You may have to start of slowly, letting them get use to your hand and you. You could first start off by putting your hand into the cage with some yogurt or baby food on your fingers, see if you can convince them to lick it off of you. Do a lot of hand feeding. (just a forewarning it may take awhile to do this because some rats are shy when trying new things) But, if this is the case, you can give this 'treat' in their normal food so they can get use to the food first, then move off to hand feeding them.
Hopefully, after awhile, they will start to trust your hand more you and you can move off to touching them and holding them constantly until they are use to that. Then you can go further from there. One of my rats was very very shy when adopted her. It took nearly half a year for her to start acting friendly (and that with the influence of two other friendly rats!)
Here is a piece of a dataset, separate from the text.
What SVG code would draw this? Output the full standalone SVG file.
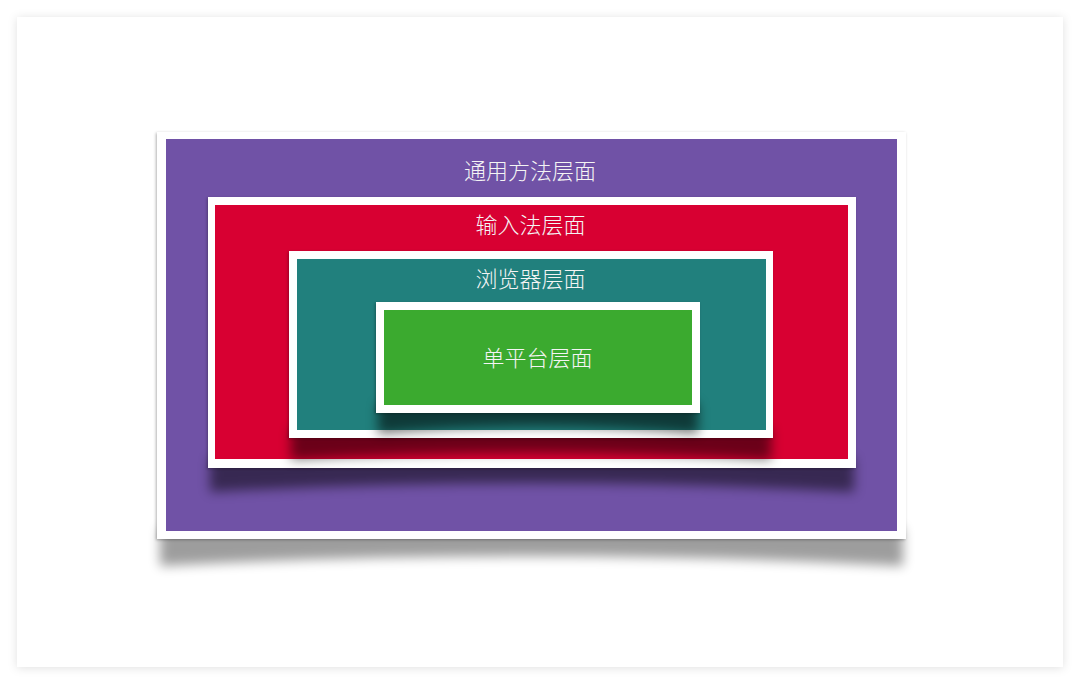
<svg xmlns="http://www.w3.org/2000/svg" width="1080" height="684" viewBox="0 0 1080 684">
<defs>
<style>
.border{fill:#ffffff}
.lbl{font-family:"Noto Sans CJK SC","Noto Sans",sans-serif;font-size:22px;font-weight:300;fill:#f4f4f4;text-anchor:middle}
.curl{fill:#000}
</style>
<filter id="card" x="-5%" y="-5%" width="110%" height="110%">
<feDropShadow dx="0" dy="1" stdDeviation="5" flood-color="#000" flood-opacity="0.12"/>
</filter>
<filter id="edge" x="-5%" y="-5%" width="110%" height="110%">
<feDropShadow dx="-1" dy="1" stdDeviation="1.5" flood-color="#000" flood-opacity="0.3"/>
</filter>
<filter id="blur" x="-10%" y="-50%" width="120%" height="200%">
<feGaussianBlur stdDeviation="6"/>
</filter>
</defs>
<rect width="1080" height="684" fill="#ffffff"/>
<rect x="17" y="17" width="1046" height="650" fill="#ffffff" filter="url(#card)"/>

<g id="node-general">
<path class="curl" d="M160,528 L903,528 L903,566 Q531,546 160,566 Z" opacity="0.38" filter="url(#blur)"/>
<rect class="border" x="157" y="132" width="749" height="407" filter="url(#edge)"/>
<rect x="166" y="139" width="731" height="392" fill="#7052A6"/>
<text class="lbl" x="530" y="179">通用方法层面</text>
</g>

<g id="node-ime">
<path class="curl" d="M210,458 L854,458 L854,492 Q531,474 210,492 Z" opacity="0.5" filter="url(#blur)"/>
<rect class="border" x="208" y="197" width="648" height="271" filter="url(#edge)"/>
<rect x="215" y="205" width="633" height="254" fill="#D80032"/>
<text class="lbl" x="530.5" y="233">输入法层面</text>
</g>

<g id="node-browser">
<path class="curl" d="M291,428 L771,428 L771,460 Q531,445 291,460 Z" opacity="0.5" filter="url(#blur)"/>
<rect class="border" x="289" y="251" width="484" height="187" filter="url(#edge)"/>
<rect x="297" y="259" width="469" height="171" fill="#21807D"/>
<text class="lbl" x="530.5" y="287">浏览器层面</text>
</g>

<g id="node-platform">
<path class="curl" d="M378,403 L698,403 L698,434 Q538,419 378,434 Z" opacity="0.55" filter="url(#blur)"/>
<rect class="border" x="376" y="302" width="324" height="111" filter="url(#edge)"/>
<rect x="384" y="310" width="308" height="95" fill="#3BAA2F"/>
<text class="lbl" x="537.5" y="366">单平台层面</text>
</g>

<g id="connectors"/>
</svg>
I do hope your rodents come around though. They are very rewarding pets.
>> Anonymous
>>328099
>>328098
Thanks. Will the hand feeding make them more apt to bite me when I put my hand in the cage, since they'll think every time there will be a treat?
>> Anonymous
well, rat bites aren't too bad... If he starts to bite you, don't yank your hand away. Keep it there and blow in his face.

You're gonna have to brace yourself for bites until they learn that biting is bad.
>> Anonymous
Why is it that people can't seem to understand that new animals need to settle in?

You need to give time for kittens to settle in, puppies to settle in, rats to settle in. You took it from its accustomed habitat and plunked it into a new house, with new smells, new people, a new cage. They are scared and more likely to bite you. They're not going to run to the front of the cage because they're currently in the stage of 'holy shit wtf'

Give them about a week to settle in. They will start being curious and social with you. Don't ignore them, but talk to them softly.
>> Anonymous
I'd say that's pretty normal for new rats. They need to get used to you, and if they haven't been socialized, then it will take longer.

Like I tell everyone with new rats... put them somewhere they can't get into trouble but can be around you, like on your bed. Just sit with them and let them crawl on you, be around you... give them little treats when they come up to you. It could take days or weeks for them to start coming to you on their own. When they seem a little more confident, start carrying them around on your shoulder. After a while, they'll be fine.

My two girls still hate being taken out the cage and struggle every time, and I've had them for a year and a half. But once they're out, they're fine.
>> Anonymous
I never tried this but, I often hear the underwear trick works on animals. I think it is where you put the underwear you have been wearing all day into the area that the animal sleeps. This gets them familiar with at least your smell.